"Tempos modernos", de Charles Chaplin, ilustra a desumanização promovida pela engrenagem capitalista

crédito:  Charles Chaplin Productions/Divulgação

 

A psicanálise anda na contramão do sistema. Ela é a única que pode fazer frente ao discurso capitalista. Ele é um operador que impõe a todos um serviço de produção de um valor que está acima do valor atribuído às pessoas. Um sistema que não pode parar, no qual tempo é dinheiro, promete uma satisfação que nunca poderá entregar completamente, ao contrário cria demandas com tanta oferta. Promessa enganosa.

 

Desde a Revolução Industrial a produção em série como mostra o filme “Tempos modernos” (1936) com direção, roteiro e protagonizado por Charles Chaplin, nosso querido Carlitos. Uma comédia crítica de um operário fabril submetido à opressão do modelo de trabalho taylorista e fordista, este mesmo, da indústria automobilística que até hoje circula.

 

Este modelo precedeu à Grande Depressão nos Estados Unidos, em outubro de 1929, com a quebra da bolsa pela acumulação de mercadoria.

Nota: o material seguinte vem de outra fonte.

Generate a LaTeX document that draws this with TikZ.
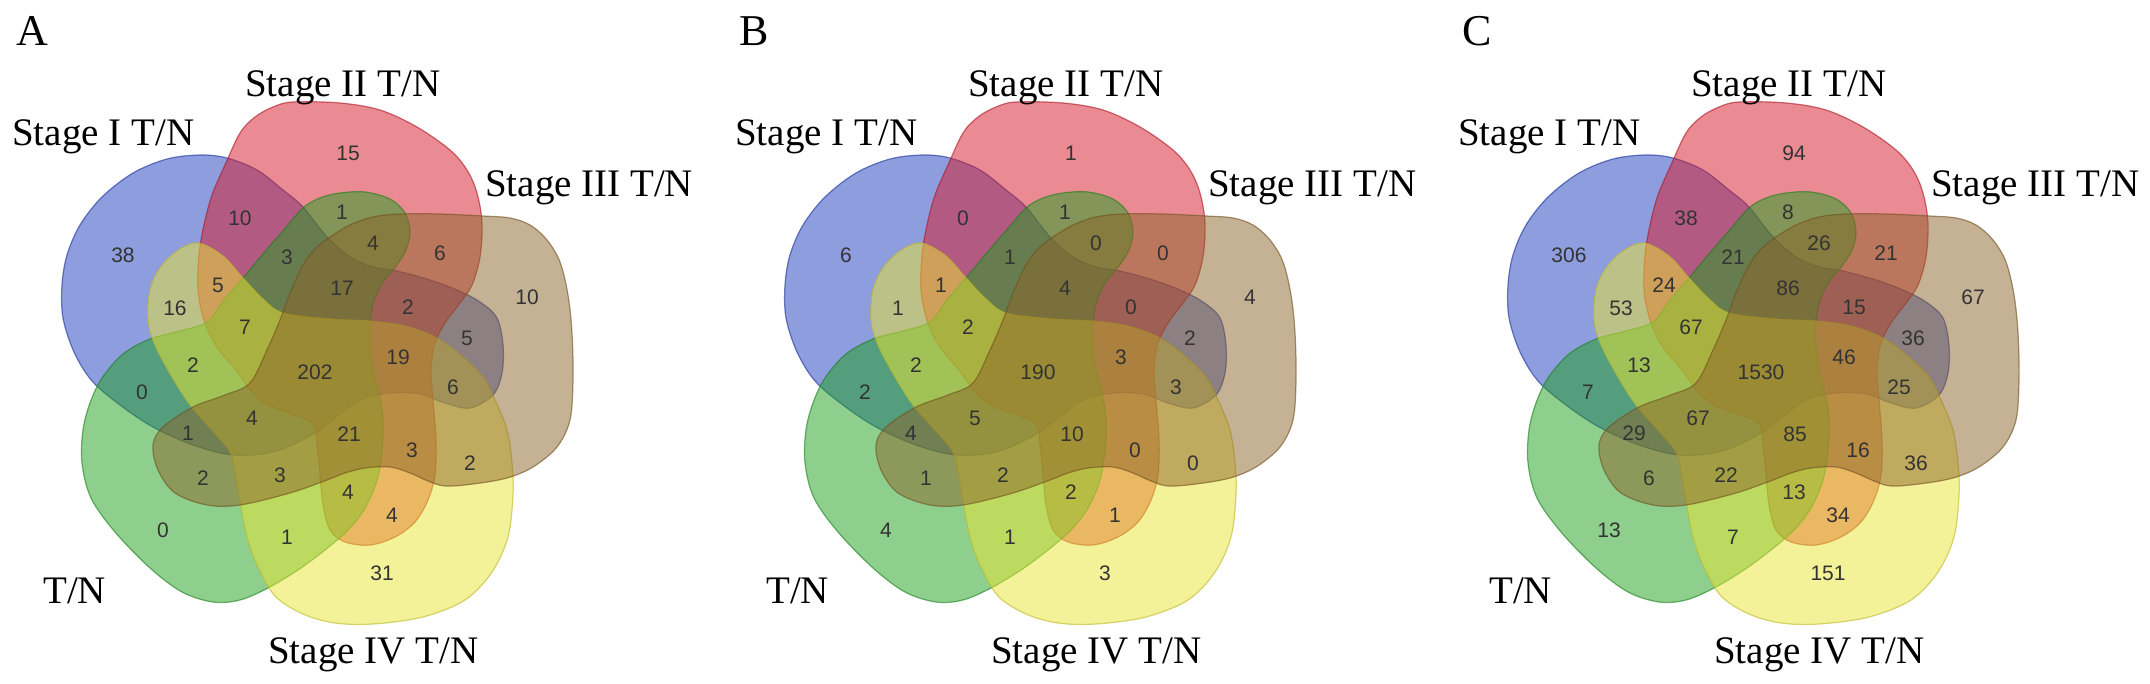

A lei da oferta e da procura se mostrou eficiente: o excesso da mercadoria derrubou seu valor.

 

 

Carlitos, com uma chave inglesa em cada mão, tinha de apertar parafusos em uma esteira rolante, em ritmo acelerado, e qualquer atraso prejudicava o andamento da engrenagem e fazia um engarrafamento no sistema produtivo. Claro, Carlitos só fazia trapalhadas. É uma crítica de uma situação terrível para o ser humano, desumanizado.

 

Outro exemplo disto é o funcionário público que carimbava documentos sucumbido à depressão e tornando-se um inseto em “A metamorfose”, livro de Franz Kafka.

 

Até hoje o mundo não parou de reproduzir este modelo, com alguma variação, produzindo em massa objetos de desejo para que as pessoas adquiram, substituam suas coisas por outras mais novas e imediatamente todas estão à disposição do cliente, para fazer girar a máquina. O valor maior é o dinheiro e o poder que ele confere e, para isto, as pessoas trabalham para fazer esta máquina operar para lucrar sem parar.

 

Neste caso, vemos que é verdadeira a ideia de que ninguém é insubstituível, não importa quem, apenas façam! Qualquer um é dispensável, importa que o lucro siga ofertando gozo. Alguns anos atrás, um menino, avião do narcotráfico, respondeu à jornalista que não temia a morte violenta, pois, se o matassem, amanhã teria outro em seu lugar. A resposta chocou pela verdade que representa.

 

A negação é um modo de suportarmos o real. De passar ao lado de mendigos, moradores de rua, pedintes no sinal de trânsito e desviar o olhar e, às vezes, até pensando por que aquelas pessoas estão em situação tão extrema. Nunca teremos a resposta para tal pergunta. Nem mesmo a própria pessoa sabe os porquês de sua perdição.

 

Na psicanálise é o avesso. Ninguém é substituível pois nenhum outro falará as mesmas palavras. Porque nenhum outro interpretará a realidade da mesma maneira. Porque cada sujeito é único, e a verdade para cada um é resultado de sua posição, que procede de sua fantasia, que determina seu entendimento, que alimenta seu imaginário e forma seu sintoma e, assim, cada um se arranja como pode.

 

E ninguém que vier a um analista poderá encontrar outra coisa além de uma escuta que não determina o que é o normal, que não espera dele um ideal, não normatiza com base estatística qual a forma correta de ser e estar no mundo.

 

O resultado de uma análise é a singularidade de cada desejo. O destino de uma análise é o desejo, e não o gozo do excesso que, afinal, traz mais angústia do que prazer. O prazer limita o gozo excessivo, que pode nos enlouquecer.